In a Friday decision, the Supreme Court upheld the Department of Health and Human Services’ (HHS) approach to calculating Medicare payments for hospitals who serve a greater percentage of low-income patients, specifically those who rely on Medicaid or are uninsured.
The decision centered around disproportionate share hospital adjustments (also called DSH payments), which provide reimbursements to hospitals that provide care to a higher number of Medicaid and uninsured patients. The reimbursements are calculated using the DSH payment statute, which is the contested formula. The case sought to determine if the DSH payments were being calculated using a misinterpretation of the formula, or if the existing statute was unclear and the court should merely defer to HHS for calculation purposes.
The challenge to HHS’s current method of calculation was brought by the Empire Health Foundation, who argued that HHS misinterpreted the formula by calculating one of the fractions, the Medicare fraction, incorrectly. Specifically, the case sought to determine “whether patients whom Medicare insures but does not pay for on a given day are patients who were entitled to benefits” for the purposes of calculating a fraction for the disproportionate patient percentage portion under the DSH payment statute. A patient can be insured by Medicare but not covered on a given day if their hospital stay extends past 90 days.

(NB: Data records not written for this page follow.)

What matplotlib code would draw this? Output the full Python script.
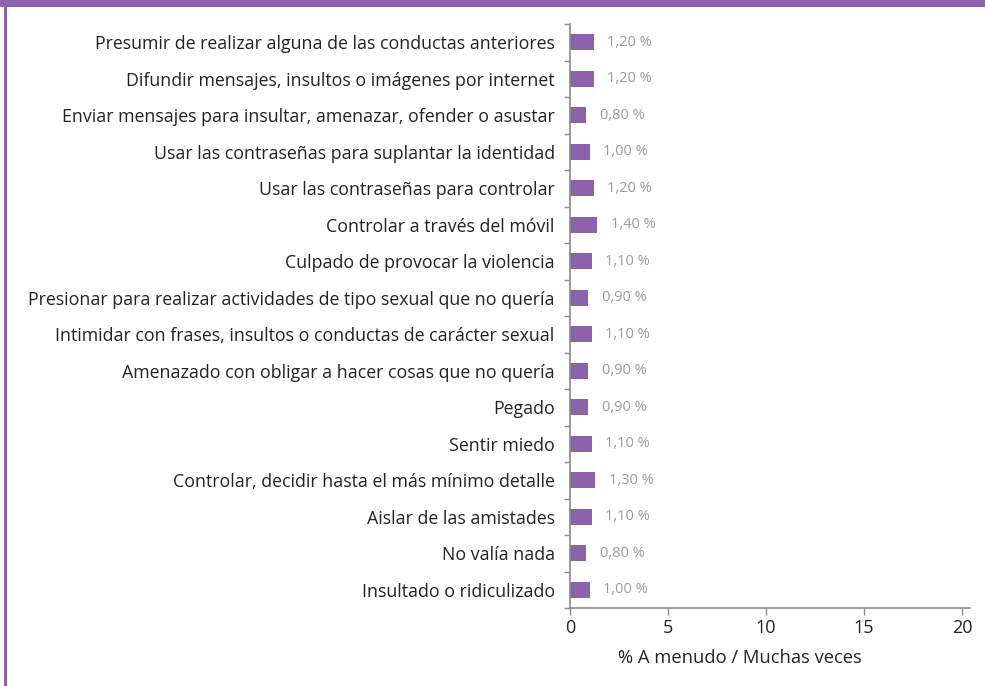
import matplotlib
matplotlib.use("Agg")
import matplotlib.pyplot as plt
from matplotlib.patches import Rectangle
from matplotlib.ticker import FixedLocator

plt.rcParams['font.family'] = ['Open Sans', 'DejaVu Sans']

# categories top to bottom
categories = [
    "Presumir de realizar alguna de las conductas anteriores",
    "Difundir mensajes, insultos o imágenes por internet",
    "Enviar mensajes para insultar, amenazar, ofender o asustar",
    "Usar las contraseñas para suplantar la identidad",
    "Usar las contraseñas para controlar",
    "Controlar a través del móvil",
    "Culpado de provocar la violencia",
    "Presionar para realizar actividades de tipo sexual que no quería",
    "Intimidar con frases, insultos o conductas de carácter sexual",
    "Amenazado con obligar a hacer cosas que no quería",
    "Pegado",
    "Sentir miedo",
    "Controlar, decidir hasta el más mínimo detalle",
    "Aislar de las amistades",
    "No valía nada",
    "Insultado o ridiculizado",
]
values = [1.20, 1.20, 0.80, 1.00, 1.20, 1.40, 1.10, 0.90,
          1.10, 0.90, 0.90, 1.10, 1.30, 1.10, 0.80, 1.00]
x_ticks = [0, 5, 10, 15, 20]
x_label = "% A menudo / Muchas veces"

purple = "#8c62aa"
axis_gray = "#8a8a8a"

fig = plt.figure(figsize=(9.85, 6.86), dpi=100)

# frame decoration: top band and left rule
fig.patches.append(Rectangle((0, 1 - 7 / 686), 1, 7 / 686, transform=fig.transFigure,
                             facecolor=purple, edgecolor="none"))
fig.patches.append(Rectangle((4 / 985, 0), 3 / 985, 1, transform=fig.transFigure,
                             facecolor=purple, edgecolor="none"))

ax = fig.add_axes([570 / 985, 78 / 686, 400 / 985, 584 / 686])

n = len(categories)
ypos = list(range(n))[::-1]
ax.barh(ypos, values, height=0.45, color=purple)

for y, v in zip(ypos, values):
    ax.annotate(f"{v:.2f} %".replace(".", ","), (v, y), xytext=(10, 0),
                textcoords="offset points", va="center", ha="left",
                fontsize=10.5, color="#9a9a9a")

ax.set_xlim(0, 20.4)
ax.set_ylim(-0.5, n - 0.5)

ax.set_yticks(ypos)
ax.set_yticklabels(categories, fontsize=12.8, color="#222222")
ax.tick_params(axis="y", which="major", length=0, pad=11)
ax.yaxis.set_minor_locator(FixedLocator([i + 0.5 for i in range(-1, n)]))
ax.tick_params(axis="y", which="minor", length=4, color=axis_gray, width=1)

ax.set_xticks(x_ticks)
ax.tick_params(axis="x", length=5, color=axis_gray, width=1,
               labelsize=13, labelcolor="#222222", pad=3)
ax.set_xlabel(x_label, fontsize=13.2, color="#222222", va="center")
ax.xaxis.set_label_coords(170 / 400, -50 / 584)

for s in ["top", "right"]:
    ax.spines[s].set_visible(False)
for s in ["left", "bottom"]:
    ax.spines[s].set_color(axis_gray)
    ax.spines[s].set_linewidth(1.2)

fig.savefig("out.png", dpi=100)
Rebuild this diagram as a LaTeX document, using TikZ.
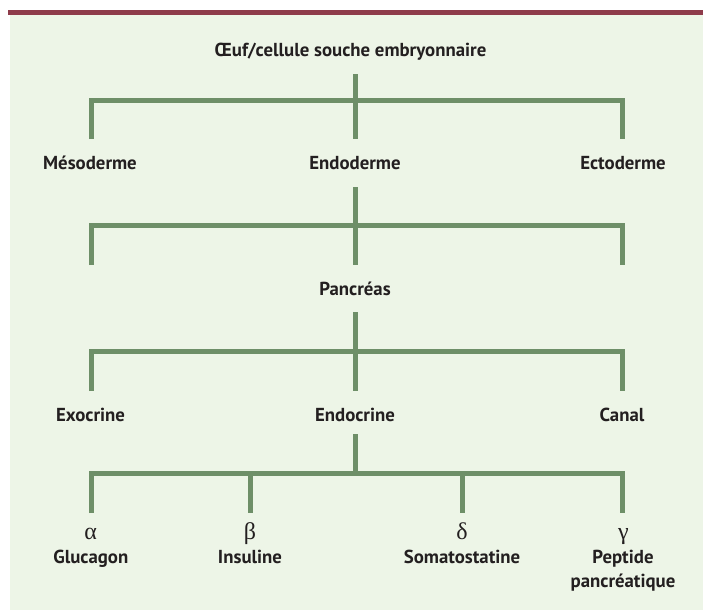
\documentclass[tikz,border=0pt]{standalone}
\usepackage{fontspec}
\setmainfont{PT Sans}
\newfontfamily\greekfont{Liberation Serif}
\definecolor{bgcol}{HTML}{EDF5E7}
\definecolor{barcol}{HTML}{8E3B4A}
\definecolor{linecol}{HTML}{6E8F68}
\definecolor{txtcol}{HTML}{231F20}
\begin{document}
\begin{tikzpicture}[x=1pt,y=-1pt,
  lbl/.style={font=\fontsize{18.8}{23.3}\selectfont\bfseries, text=txtcol, inner sep=0pt, anchor=base, align=center},
  greek/.style={font=\greekfont\fontsize{24}{24}\selectfont, text=txtcol, inner sep=0pt, anchor=base},
  link/.style={draw=linecol, line width=5pt, line cap=butt, line join=miter}]
\useasboundingbox (0,0) rectangle (703,611);
\fill[white] (0,0) rectangle (703,611);
\fill[bgcol] (10,15) rectangle (703,610);
\fill[barcol] (8,10) rectangle (703,15);

% text nodes
\node[lbl] (oeuf) at (350.5,56) {Œuf/cellule souche embryonnaire};
\node[lbl] (meso) at (90,169) {Mésoderme};
\node[lbl] (endo) at (355,169) {Endoderme};
\node[lbl] (ecto) at (623,169) {Ectoderme};
\node[lbl] (panc) at (355,295) {Pancréas};
\node[lbl] (exo) at (90.5,421) {Exocrine};
\node[lbl] (endoc) at (355,421) {Endocrine};
\node[lbl] (canal) at (622,421) {Canal};
\node[greek] (alpha) at (90.7,539) {α};
\node[greek] (beta) at (250,539) {β};
\node[greek] (delta) at (462,539) {δ};
\node[greek] (gamma) at (623.5,539) {γ};
\node[lbl] (gluc) at (90.8,563.7) {Glucagon};
\node[lbl] (insu) at (250,563.7) {Insuline};
\node[lbl] (soma) at (462,563.7) {Somatostatine};
\node[lbl] (pept) at (623,587) {Peptide\\pancréatique};

% junction coordinates
\coordinate (s1a) at (355,74);   \coordinate (s1b) at (355,139);
\coordinate (l1a) at (91,139);   \coordinate (r1a) at (622.5,139);
\coordinate (s2a) at (355,187);  \coordinate (s2b) at (355,265);
\coordinate (l2a) at (91,265);   \coordinate (r2a) at (622.5,265);
\coordinate (s3a) at (355,312);  \coordinate (s3b) at (355,391);
\coordinate (l3a) at (91,391);   \coordinate (r3a) at (622.5,391);
\coordinate (s4a) at (355,434);  \coordinate (s4b) at (355,473.5);
\coordinate (l4a) at (91,513);   \coordinate (r4a) at (622.5,513);
\coordinate (b4a) at (250,513);  \coordinate (d4a) at (462.5,513);

% level 1
\draw[link] (s1a) -- (s1b);
\draw[link] (l1a) -- (91,100) -- (622.5,100) -- (r1a);
% level 2
\draw[link] (s2a) -- (s2b);
\draw[link] (l2a) -- (91,225) -- (622.5,225) -- (r2a);
% level 3
\draw[link] (s3a) -- (s3b);
\draw[link] (l3a) -- (91,351.5) -- (622.5,351.5) -- (r3a);
% level 4
\draw[link] (s4a) -- (s4b);
\draw[link] (l4a) -- (91,473.5) -- (622.5,473.5) -- (r4a);
\draw[link] (250,473.5) -- (b4a);
\draw[link] (462.5,473.5) -- (d4a);
\end{tikzpicture}
\end{document}
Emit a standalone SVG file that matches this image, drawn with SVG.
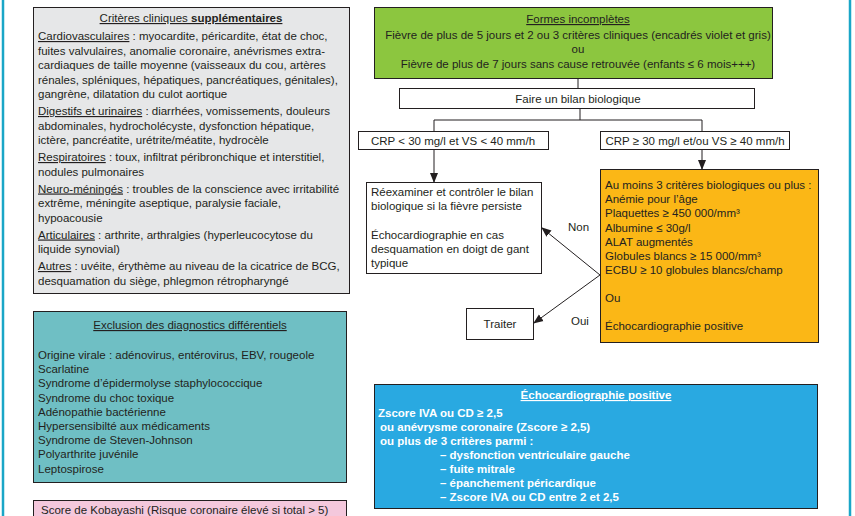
<svg xmlns="http://www.w3.org/2000/svg" width="855" height="516" viewBox="0 0 855 516">
<style>
text{font-family:"Liberation Sans",Arial,sans-serif;font-size:11.5px;fill:#231f20}
.box{stroke:#231f20;stroke-width:1}
.u{text-decoration:underline}
.b{font-weight:bold}
.w{fill:#ffffff;font-weight:bold}
.c{text-anchor:middle}
.ln{stroke:#231f20;stroke-width:1;fill:none}
</style>
<defs>
<marker id="ah" markerWidth="10" markerHeight="10" refX="9" refY="5" orient="auto" markerUnits="userSpaceOnUse">
<path d="M0,1 L10,5 L0,9 Z" fill="#231f20"/>
</marker>
</defs>
<rect x="0" y="0" width="855" height="516" fill="#ffffff"/>
<line x1="3" y1="0" x2="3" y2="516" stroke="#1aa6c7" stroke-width="2.5"/>
<line x1="850" y1="0" x2="850" y2="516" stroke="#1aa6c7" stroke-width="2.5"/>

<g id="criteres">
<rect class="box" x="33.5" y="7.5" width="316" height="286" fill="#e6e7e8"/>
<text class="c" x="191" y="22"><tspan class="u">Critères cliniques </tspan><tspan class="u b">supplémentaires</tspan></text>
<text x="38" y="40"><tspan class="u">Cardiovasculaires</tspan> : myocardite, péricardite, état de choc,</text>
<text x="38" y="54.5">fuites valvulaires, anomalie coronaire, anévrismes extra-</text>
<text x="38" y="69">cardiaques de taille moyenne (vaisseaux du cou, artères</text>
<text x="38" y="83.5">rénales, spléniques, hépatiques, pancréatiques, génitales),</text>
<text x="38" y="98">gangrène, dilatation du culot aortique</text>
<text x="38" y="115"><tspan class="u">Digestifs et urinaires</tspan> : diarrhées, vomissements, douleurs</text>
<text x="38" y="129.5">abdominales, hydrocholécyste, dysfonction hépatique,</text>
<text x="38" y="144">ictère, pancréatite, urétrite/méatite, hydrocèle</text>
<text x="38" y="161"><tspan class="u">Respiratoires</tspan> : toux, infiltrat péribronchique et interstitiel,</text>
<text x="38" y="175.5">nodules pulmonaires</text>
<text x="38" y="192.5"><tspan class="u">Neuro-méningés</tspan> : troubles de la conscience avec irritabilité</text>
<text x="38" y="207">extrême, méningite aseptique, paralysie faciale,</text>
<text x="38" y="221.5">hypoacousie</text>
<text x="38" y="238.5"><tspan class="u">Articulaires</tspan> : arthrite, arthralgies (hyperleucocytose du</text>
<text x="38" y="253">liquide synovial)</text>
<text x="38" y="270"><tspan class="u">Autres</tspan> : uvéite, érythème au niveau de la cicatrice de BCG,</text>
<text x="38" y="284.5">desquamation du siège, phlegmon rétropharyngé</text>
</g>

<g id="exclusion">
<rect class="box" x="33.5" y="311.5" width="313" height="171" fill="#6fbfc4"/>
<text class="c u" x="190" y="329">Exclusion des diagnostics différentiels</text>
<text x="38" y="359">Origine virale : adénovirus, entérovirus, EBV, rougeole</text>
<text x="38" y="373.2">Scarlatine</text>
<text x="38" y="387.4">Syndrome d’épidermolyse staphylococcique</text>
<text x="38" y="401.6">Syndrome du choc toxique</text>
<text x="38" y="415.8">Adénopathie bactérienne</text>
<text x="38" y="430">Hypersensibilté aux médicaments</text>
<text x="38" y="444.2">Syndrome de Steven-Johnson</text>
<text x="38" y="458.4">Polyarthrite juvénile</text>
<text x="38" y="472.6">Leptospirose</text>
</g>

<g id="kobayashi">
<rect class="box" x="33.5" y="500.5" width="313" height="30" fill="#f4c8dc"/>
<text x="41" y="514">Score de Kobayashi (Risque coronaire élevé si total &gt; 5)</text>
</g>

<g id="formes">
<rect class="box" x="374.5" y="7.5" width="398" height="71" fill="#8cc63f"/>
<text class="c u" x="578" y="23">Formes incomplètes</text>
<text class="c" x="578" y="39">Fièvre de plus de 5 jours et 2 ou 3 critères cliniques (encadrés violet et gris)</text>
<text class="c" x="578" y="53">ou</text>
<text class="c" x="578" y="68">Fièvre de plus de 7 jours sans cause retrouvée (enfants ≤ 6 mois+++)</text>
</g>

<g id="bilan">
<rect class="box" x="399.5" y="88.5" width="355" height="20" fill="#ffffff"/>
<text class="c" x="578" y="103">Faire un bilan biologique</text>
</g>

<g id="crp-bas">
<rect class="box" x="358.5" y="131.5" width="190" height="18" fill="#ffffff"/>
<text class="c" x="453" y="144.5">CRP &lt; 30 mg/l et VS &lt; 40 mm/h</text>
</g>

<g id="crp-haut">
<rect class="box" x="600.5" y="131.5" width="189" height="18" fill="#ffffff"/>
<text class="c" x="695" y="144.5">CRP ≥ 30 mg/l et/ou VS ≥ 40 mm/h</text>
</g>

<g id="reexaminer">
<rect class="box" x="366.5" y="182.5" width="175" height="91" fill="#ffffff"/>
<text x="371" y="196">Réexaminer et contrôler le bilan</text>
<text x="371" y="210">biologique si la fièvre persiste</text>
<text x="371" y="239">Échocardiographie en cas</text>
<text x="371" y="253">desquamation en doigt de gant</text>
<text x="371" y="267">typique</text>
</g>

<g id="criteres-bio">
<rect class="box" x="600.5" y="169.5" width="218" height="173" fill="#fbb716"/>
<text x="605" y="189">Au moins 3 critères biologiques ou plus :</text>
<text x="605" y="203">Anémie pour l’âge</text>
<text x="605" y="217">Plaquettes ≥ 450 000/mm³</text>
<text x="605" y="231.5">Albumine ≤ 30g/l</text>
<text x="605" y="245.5">ALAT augmentés</text>
<text x="605" y="260">Globules blancs ≥ 15 000/mm³</text>
<text x="605" y="274">ECBU ≥ 10 globules blancs/champ</text>
<text x="605" y="302">Ou</text>
<text x="605" y="330">Échocardiographie positive</text>
</g>

<g id="traiter">
<rect class="box" x="466.5" y="308.5" width="67" height="31" fill="#ffffff"/>
<text class="c" x="500" y="328">Traiter</text>
</g>

<g id="echo-positive">
<rect class="box" x="374.5" y="384.5" width="443" height="124" fill="#29a9e1"/>
<text class="c w u" x="596" y="399">Échocardiographie positive</text>
<text class="w" x="378" y="417">Zscore IVA ou CD ≥ 2,5</text>
<text class="w" x="380" y="431">ou anévrysme coronaire (Zscore ≥ 2,5)</text>
<text class="w" x="380" y="445">ou plus de 3 critères parmi :</text>
<text class="w" x="440" y="459">– dysfonction ventriculaire gauche</text>
<text class="w" x="440" y="473">– fuite mitrale</text>
<text class="w" x="440" y="487">– épanchement péricardique</text>
<text class="w" x="440" y="501">– Zscore IVA ou CD entre 2 et 2,5</text>
</g>

<g id="connecteurs">
<line class="ln" x1="578" y1="79" x2="578" y2="88"/>
<line class="ln" x1="580" y1="109" x2="580" y2="120"/>
<line class="ln" x1="434" y1="120" x2="702" y2="120"/>
<line class="ln" x1="434" y1="120" x2="434" y2="131"/>
<line class="ln" x1="702" y1="120" x2="702" y2="131"/>
<line class="ln" x1="434" y1="150" x2="434" y2="182" marker-end="url(#ah)"/>
<line class="ln" x1="702" y1="150" x2="702" y2="169" marker-end="url(#ah)"/>
<line class="ln" x1="600" y1="275" x2="542" y2="228" marker-end="url(#ah)"/>
<line class="ln" x1="600" y1="275" x2="534" y2="323" marker-end="url(#ah)"/>
<text x="568" y="231">Non</text>
<text x="571" y="325">Oui</text>
</g>
</svg>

HHS’s existing and Supreme Court-affirmed method includes patients who are not covered by Medicare for certain days in the DSH payment calculation. Empire Health Foundation argued that by including this in the calculation, HHS was not only misinterpreting the statute, but hospitals were also receiving lower reimbursements than the DSH payment statute intends to provide.
The Supreme Court affirmed the current HHS method in a 5-4 decision, asserting that HHS did not misinterpret the formula, with Justice Elena Kagan noting that “HHS’s regulation correctly construes the statutory language at issue.” She was joined in her opinion by Justices Clarence Thomas, Stephen Breyer, Sonia Sotomayor, and Amy Coney Barrett.
A dissent was written by Justice Brett Kavanaugh, which the remaining three justices (Justices Samuel Alito and Neil Gorsuch, and Chief Justice John Roberts) joined. Justice Kavanaugh’s dissent explained that “HHS’s misreading of the statute has significant real-world effects: It financially harms hospitals that serve low-income patients, thereby hamstringing those hospitals’ ability to provide needed care to low-income communities.”
Kagan concluded that the ultimate opinion of the court was in approval of the existing HHS understanding of the Medicare fraction included in the DSH payment statute. The hospitals were represented by King & Spalding.